Realtime node keeping old segments

Realtime nodes in our system are keeping segments in their local indexes after they are handed off to deep storage. I can see the segment in both deep storage location and the realtime index location. While this would normally be a minor annoyance that we’d just clean up with a script, it also appears to cause the realtime node to read in these segments when they are queried. This causes double-counting of the segments and drastically slows down query performance because the broker does not cache segments owned by the realtime node.

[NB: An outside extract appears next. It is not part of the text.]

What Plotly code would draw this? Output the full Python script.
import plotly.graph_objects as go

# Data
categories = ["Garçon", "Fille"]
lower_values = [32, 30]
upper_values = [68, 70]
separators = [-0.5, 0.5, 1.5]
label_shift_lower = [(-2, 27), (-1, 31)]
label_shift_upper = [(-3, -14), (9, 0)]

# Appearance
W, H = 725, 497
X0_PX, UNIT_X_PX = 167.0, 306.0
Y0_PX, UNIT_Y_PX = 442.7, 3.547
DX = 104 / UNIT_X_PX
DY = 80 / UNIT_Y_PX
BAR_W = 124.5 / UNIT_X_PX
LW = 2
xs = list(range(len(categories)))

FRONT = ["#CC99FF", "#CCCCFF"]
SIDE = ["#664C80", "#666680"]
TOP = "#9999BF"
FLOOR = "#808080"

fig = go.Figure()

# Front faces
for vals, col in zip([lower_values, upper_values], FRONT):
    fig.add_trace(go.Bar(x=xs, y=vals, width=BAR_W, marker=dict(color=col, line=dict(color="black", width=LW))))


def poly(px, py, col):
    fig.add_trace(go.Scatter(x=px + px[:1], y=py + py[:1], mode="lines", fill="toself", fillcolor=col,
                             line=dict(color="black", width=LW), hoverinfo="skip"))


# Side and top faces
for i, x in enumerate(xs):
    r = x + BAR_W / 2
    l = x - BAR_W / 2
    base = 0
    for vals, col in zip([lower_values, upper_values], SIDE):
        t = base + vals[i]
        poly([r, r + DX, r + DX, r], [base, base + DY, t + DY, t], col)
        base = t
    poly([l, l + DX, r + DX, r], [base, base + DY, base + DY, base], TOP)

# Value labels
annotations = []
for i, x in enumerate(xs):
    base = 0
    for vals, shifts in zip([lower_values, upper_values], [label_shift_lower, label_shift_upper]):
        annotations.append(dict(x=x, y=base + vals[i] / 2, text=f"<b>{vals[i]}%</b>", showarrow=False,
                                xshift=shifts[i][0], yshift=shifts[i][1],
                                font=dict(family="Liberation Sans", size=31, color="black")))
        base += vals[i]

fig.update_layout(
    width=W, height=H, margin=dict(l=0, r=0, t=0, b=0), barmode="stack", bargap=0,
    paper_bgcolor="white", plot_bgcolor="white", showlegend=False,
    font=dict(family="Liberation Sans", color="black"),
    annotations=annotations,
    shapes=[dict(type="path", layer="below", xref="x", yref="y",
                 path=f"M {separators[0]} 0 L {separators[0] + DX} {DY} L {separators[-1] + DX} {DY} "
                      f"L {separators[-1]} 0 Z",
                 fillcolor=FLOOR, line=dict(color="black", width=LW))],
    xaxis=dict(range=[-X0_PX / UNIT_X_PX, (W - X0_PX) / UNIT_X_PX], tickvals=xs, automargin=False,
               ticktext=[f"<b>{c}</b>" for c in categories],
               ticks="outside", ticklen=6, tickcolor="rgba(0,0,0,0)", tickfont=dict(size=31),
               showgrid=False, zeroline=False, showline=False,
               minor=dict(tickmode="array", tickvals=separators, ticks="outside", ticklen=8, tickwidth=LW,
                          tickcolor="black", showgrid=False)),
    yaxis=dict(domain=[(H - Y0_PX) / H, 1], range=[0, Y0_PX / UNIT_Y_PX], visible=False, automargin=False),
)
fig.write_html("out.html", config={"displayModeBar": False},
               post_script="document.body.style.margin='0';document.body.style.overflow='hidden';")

As far as I can tell, both sets of segments appear to be identical. I was able to confirm that the total of our ‘count’ query reduced by about half when I deleted about a month’s worth of segments from the realtime index. Is this a known issue? It certainly appears to be pretty serious.

Actually, this is weirder than I thought. It looks like deleting those realtime segments has prevented them from being queried entirely so they weren’t being double-counted. However, the segments do exist in deep storage and in the druid_segments table. Why are they not being picked up by the historical nodes?

Hello,

Please read “My realtime node is not handing segments off” section here - Druid | Documentation and see if it solves your problem. From what I have seen, the most common reason is the 2nd point - Historicals are full and thus unable to load new segments.

Druid | Documentation
Table of Contents
API documentation My Data isn’t being loaded Realtime Ingestion

View on druid.io

Preview by Yahoo

Actually, this is weirder than I thought. It looks like deleting those realtime segments has prevented them from being queried entirely so they weren’t being double-counted. However, the segments do exist in deep storage and in the druid_segments table. Why are they not being picked up by the historical nodes?

What constitutes “full” here? The deepstorage location is not full and the historical nodes have plenty of disk space. I am seeing a lot of this in the coordinator logs though:

io.druid.server.coordinator.rules.LoadRule - Not enough [_default_tier] servers or node capacity to assign segment[requests_2015-12-23T13:00:00.000Z_2015-12-23T14:00:00.000Z_2015-12-23T13:00:00.000Z]! Expected Replicants[2]

You should go to your coordinator console at coodinator_host:port and there you can see how much full your historicals are? The size of segments that historicals can load is configured using “druid.server.maxSize” property (see - http://druid.io/docs/latest/configuration/historical.html)

The log message you posted means either you have only 1 historical and since default replication factor is 2, Druid cannot replicate the segment on two historicals or you have enough historicals but not enough capacity on them so that segments can not be replicated.

No, we actually have 4 historical nodes. However, you are correct about the config for those nodes, our druid.server.maxSize value was too small. I bumped it up and everything is working now!